EOarts Showcases Immigrant Artists in Brooklyn Exhibition Centered on EB-1 Visa Status
The Extraordinaries opens March 18, bringing together foreign-born creatives working across multiple disciplines in the American art market.
The Espejo Organization for the Arts will launch The Extraordinaries on March 18, 2023, at its Brooklyn location, featuring work by immigrant artists who hold or have held EB-1 visa status—the federal classification for professionals demonstrating extraordinary ability in their fields. The exhibition assembles practitioners from around the globe working across multiple creative disciplines, using the visa category itself as the conceptual framework.
The show's title directly references the administrative designation that allows foreign nationals with exceptional artistic credentials to obtain permanent residency or work authorization in the United States. By anchoring the exhibition around this bureaucratic category, EOarts positions the legal infrastructure that enables artistic mobility as part of the work's content. For museum professionals and gallerists, the approach raises questions about how institutional visibility can support immigration advocacy through cultural programming.
The curatorial strategy highlights the paradox facing the international art world: while American institutions benefit substantially from foreign talent, the regulatory pathways for these professionals remain restrictive and often require substantial legal resources to navigate.

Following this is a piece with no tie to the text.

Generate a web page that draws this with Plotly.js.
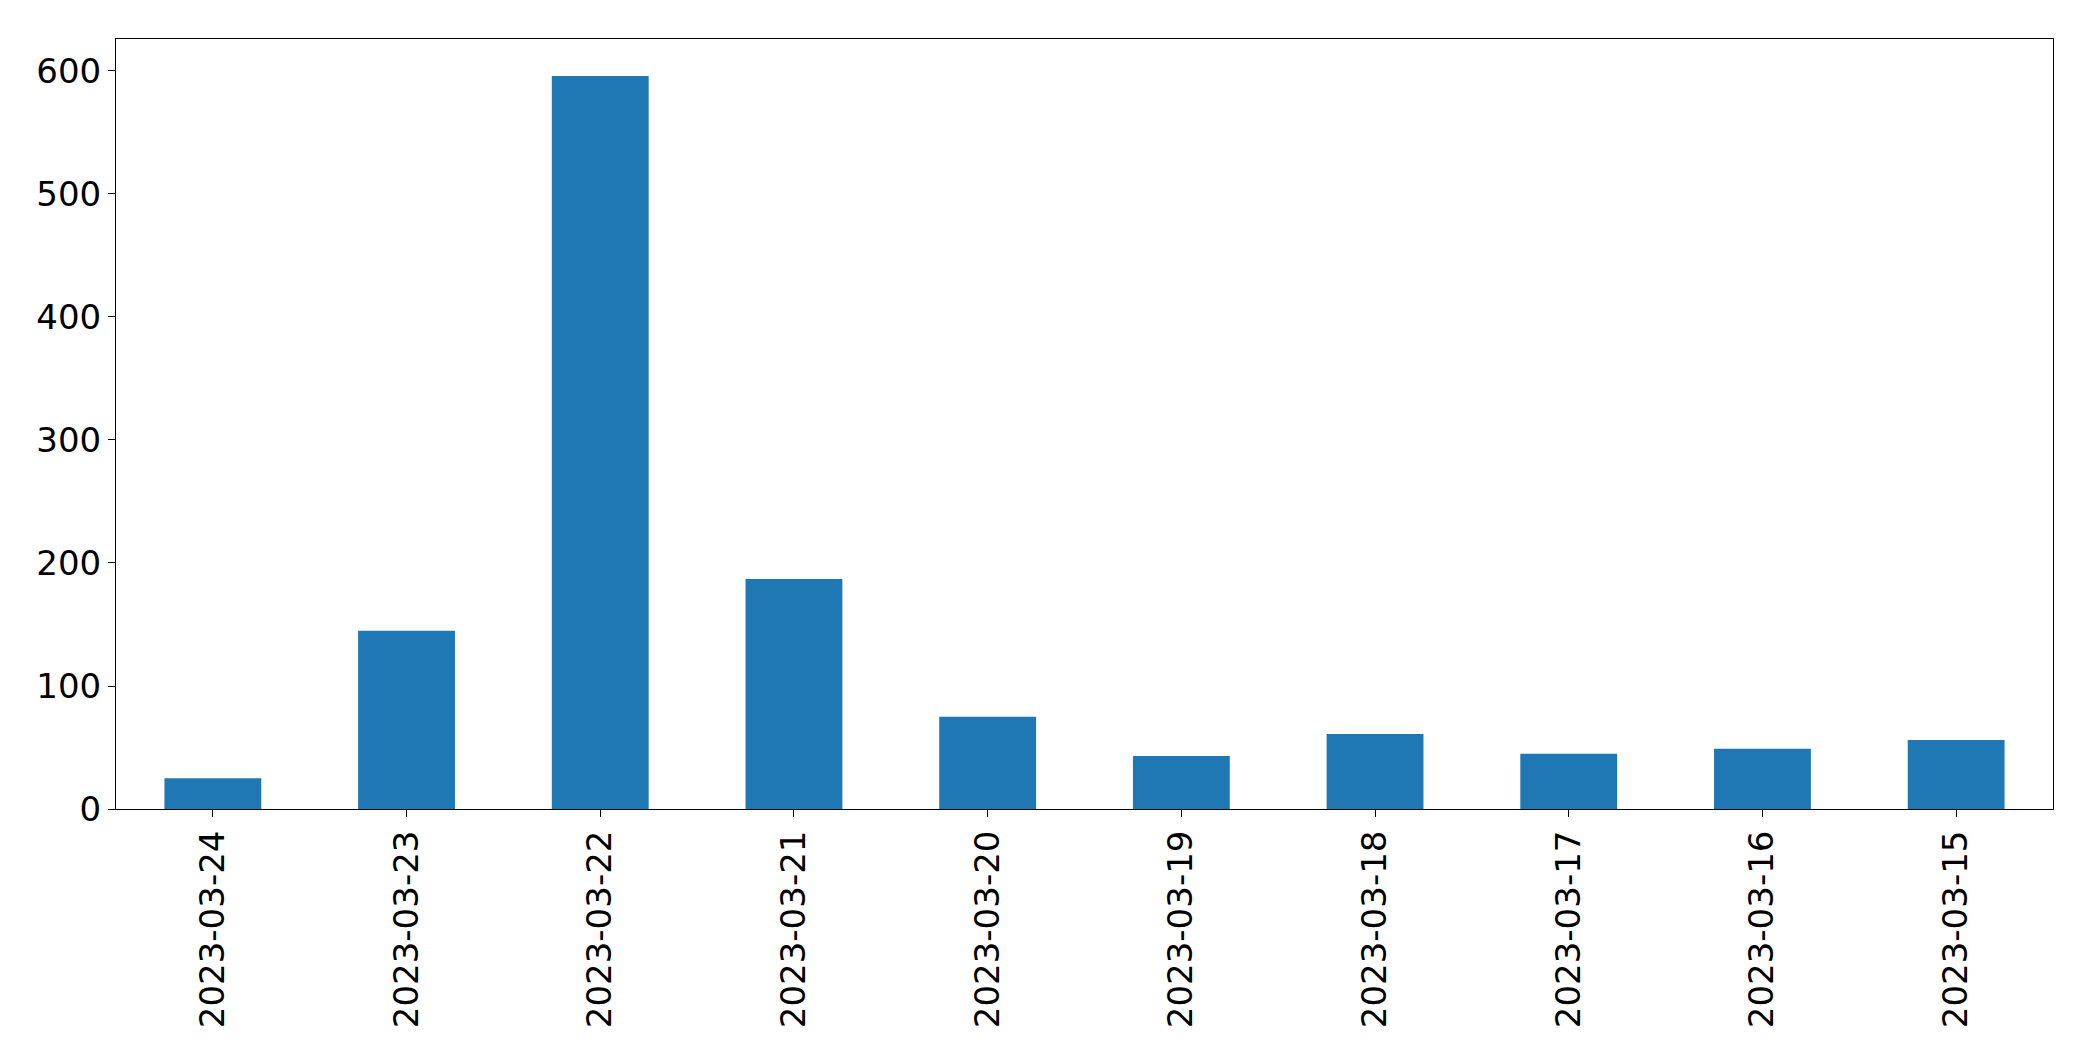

The EB-1 category represents the most favorable immigration track for artists, yet the application process involves documentation of extraordinary recognition—peer recognition, major awards, critical reviews, or significant commercial success—that many emerging practitioners cannot yet demonstrate. EOarts' decision to foreground this mechanism through exhibition signals growing attention within the arts community to how visa categories structure creative labor and who gains access to American markets.

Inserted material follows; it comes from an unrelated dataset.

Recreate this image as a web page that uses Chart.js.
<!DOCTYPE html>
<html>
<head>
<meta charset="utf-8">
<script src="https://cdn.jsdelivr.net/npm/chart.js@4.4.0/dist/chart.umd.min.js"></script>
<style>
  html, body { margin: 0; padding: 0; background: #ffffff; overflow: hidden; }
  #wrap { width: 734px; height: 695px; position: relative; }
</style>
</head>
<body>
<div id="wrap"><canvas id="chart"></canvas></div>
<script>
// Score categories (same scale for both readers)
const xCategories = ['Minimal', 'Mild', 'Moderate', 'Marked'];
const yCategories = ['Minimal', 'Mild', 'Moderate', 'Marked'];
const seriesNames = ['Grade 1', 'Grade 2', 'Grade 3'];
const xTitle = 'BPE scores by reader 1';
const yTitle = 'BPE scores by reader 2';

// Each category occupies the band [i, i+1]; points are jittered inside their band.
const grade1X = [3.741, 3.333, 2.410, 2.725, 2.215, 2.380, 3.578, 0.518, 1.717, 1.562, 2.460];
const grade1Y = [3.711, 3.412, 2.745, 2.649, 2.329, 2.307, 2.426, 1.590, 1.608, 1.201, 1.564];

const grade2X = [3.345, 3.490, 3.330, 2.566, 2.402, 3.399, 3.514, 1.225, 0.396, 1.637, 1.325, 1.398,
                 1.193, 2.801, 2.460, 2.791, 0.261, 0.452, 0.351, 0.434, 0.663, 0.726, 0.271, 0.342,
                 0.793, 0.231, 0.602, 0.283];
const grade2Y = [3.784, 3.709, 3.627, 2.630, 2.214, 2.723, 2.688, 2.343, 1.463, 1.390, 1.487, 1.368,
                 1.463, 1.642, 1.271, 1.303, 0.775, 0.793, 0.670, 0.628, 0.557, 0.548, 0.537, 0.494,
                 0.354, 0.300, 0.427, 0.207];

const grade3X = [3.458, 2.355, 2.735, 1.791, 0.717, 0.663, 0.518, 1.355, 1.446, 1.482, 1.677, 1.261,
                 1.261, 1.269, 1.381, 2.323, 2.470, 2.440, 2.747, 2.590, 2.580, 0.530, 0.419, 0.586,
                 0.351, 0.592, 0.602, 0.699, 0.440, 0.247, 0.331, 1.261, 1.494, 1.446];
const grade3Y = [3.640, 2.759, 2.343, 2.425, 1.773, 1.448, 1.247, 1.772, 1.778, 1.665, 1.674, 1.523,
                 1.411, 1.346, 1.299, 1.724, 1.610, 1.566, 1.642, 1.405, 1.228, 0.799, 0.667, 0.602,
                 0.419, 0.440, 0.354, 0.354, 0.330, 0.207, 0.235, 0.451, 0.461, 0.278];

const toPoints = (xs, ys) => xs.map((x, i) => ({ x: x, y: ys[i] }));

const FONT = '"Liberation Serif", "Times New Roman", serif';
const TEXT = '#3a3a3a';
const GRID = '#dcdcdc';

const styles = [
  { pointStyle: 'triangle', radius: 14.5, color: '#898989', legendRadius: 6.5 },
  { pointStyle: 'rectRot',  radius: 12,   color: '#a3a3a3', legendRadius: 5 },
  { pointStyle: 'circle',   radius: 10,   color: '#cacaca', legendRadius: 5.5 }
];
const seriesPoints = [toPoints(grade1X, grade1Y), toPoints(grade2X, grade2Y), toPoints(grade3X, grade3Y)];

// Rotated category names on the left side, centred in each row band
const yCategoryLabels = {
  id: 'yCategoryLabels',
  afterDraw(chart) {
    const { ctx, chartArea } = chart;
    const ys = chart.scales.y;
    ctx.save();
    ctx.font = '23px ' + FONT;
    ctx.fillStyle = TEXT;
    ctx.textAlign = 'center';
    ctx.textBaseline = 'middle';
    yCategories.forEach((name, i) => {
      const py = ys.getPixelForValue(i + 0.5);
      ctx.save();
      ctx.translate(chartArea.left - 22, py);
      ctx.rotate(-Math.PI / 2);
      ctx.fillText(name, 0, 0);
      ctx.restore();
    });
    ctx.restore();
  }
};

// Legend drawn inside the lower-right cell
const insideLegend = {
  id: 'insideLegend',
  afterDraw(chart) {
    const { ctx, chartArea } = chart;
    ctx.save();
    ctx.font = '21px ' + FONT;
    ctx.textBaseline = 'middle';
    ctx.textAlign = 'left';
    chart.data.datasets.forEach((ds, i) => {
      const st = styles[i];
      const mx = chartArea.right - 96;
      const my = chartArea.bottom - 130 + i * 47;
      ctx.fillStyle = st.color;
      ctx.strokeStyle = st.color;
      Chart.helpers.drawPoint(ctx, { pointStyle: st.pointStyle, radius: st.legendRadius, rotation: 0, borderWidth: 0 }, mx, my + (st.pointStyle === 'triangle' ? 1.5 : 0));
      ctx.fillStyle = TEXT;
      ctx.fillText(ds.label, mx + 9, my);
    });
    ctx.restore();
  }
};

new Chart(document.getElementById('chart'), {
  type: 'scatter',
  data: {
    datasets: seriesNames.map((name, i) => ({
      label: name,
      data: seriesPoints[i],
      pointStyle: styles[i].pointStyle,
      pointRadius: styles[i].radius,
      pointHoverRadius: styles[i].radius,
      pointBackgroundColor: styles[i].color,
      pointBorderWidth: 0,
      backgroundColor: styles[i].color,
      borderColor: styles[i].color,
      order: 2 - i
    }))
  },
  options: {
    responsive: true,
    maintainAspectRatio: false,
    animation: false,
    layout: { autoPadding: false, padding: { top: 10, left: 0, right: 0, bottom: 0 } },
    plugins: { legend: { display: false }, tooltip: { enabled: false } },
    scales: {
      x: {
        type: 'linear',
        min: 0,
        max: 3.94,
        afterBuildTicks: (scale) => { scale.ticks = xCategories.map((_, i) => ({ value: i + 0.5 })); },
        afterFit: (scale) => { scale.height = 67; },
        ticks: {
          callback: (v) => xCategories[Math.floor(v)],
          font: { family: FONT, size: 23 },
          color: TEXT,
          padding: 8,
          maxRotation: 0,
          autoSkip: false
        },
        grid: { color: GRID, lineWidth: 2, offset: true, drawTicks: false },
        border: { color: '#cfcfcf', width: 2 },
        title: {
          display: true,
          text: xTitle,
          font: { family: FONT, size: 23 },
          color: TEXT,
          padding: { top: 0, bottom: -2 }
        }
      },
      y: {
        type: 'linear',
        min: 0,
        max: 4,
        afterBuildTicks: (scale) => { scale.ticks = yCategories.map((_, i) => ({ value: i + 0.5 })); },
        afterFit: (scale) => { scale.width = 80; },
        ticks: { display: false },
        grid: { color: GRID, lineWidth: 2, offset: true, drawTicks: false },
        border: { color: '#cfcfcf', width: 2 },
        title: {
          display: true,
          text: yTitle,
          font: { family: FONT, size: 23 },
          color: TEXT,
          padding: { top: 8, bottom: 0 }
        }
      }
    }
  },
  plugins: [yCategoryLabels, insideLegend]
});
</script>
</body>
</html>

The exhibition arrives amid ongoing labor market pressures in the American art world. Galleries, museums, and independent studios increasingly rely on international expertise to compete globally, yet immigration policy creates friction in hiring and artist residency programs. By presenting work through the lens of EB-1 status, the organization creates a window into how creative professionals navigate systemic barriers while contributing to the American cultural economy. The show potentially offers collectors, advisors, and curators a focused entry point into international artists' practices while simultaneously documenting their legal status as a form of professional achievement.
The Extraordinaries opens at EOarts' Brooklyn venue on March 18, 2023. The exhibition's framework suggests a growing recognition among arts organizations that immigration policy directly impacts which international talent reaches American audiences—and on what terms.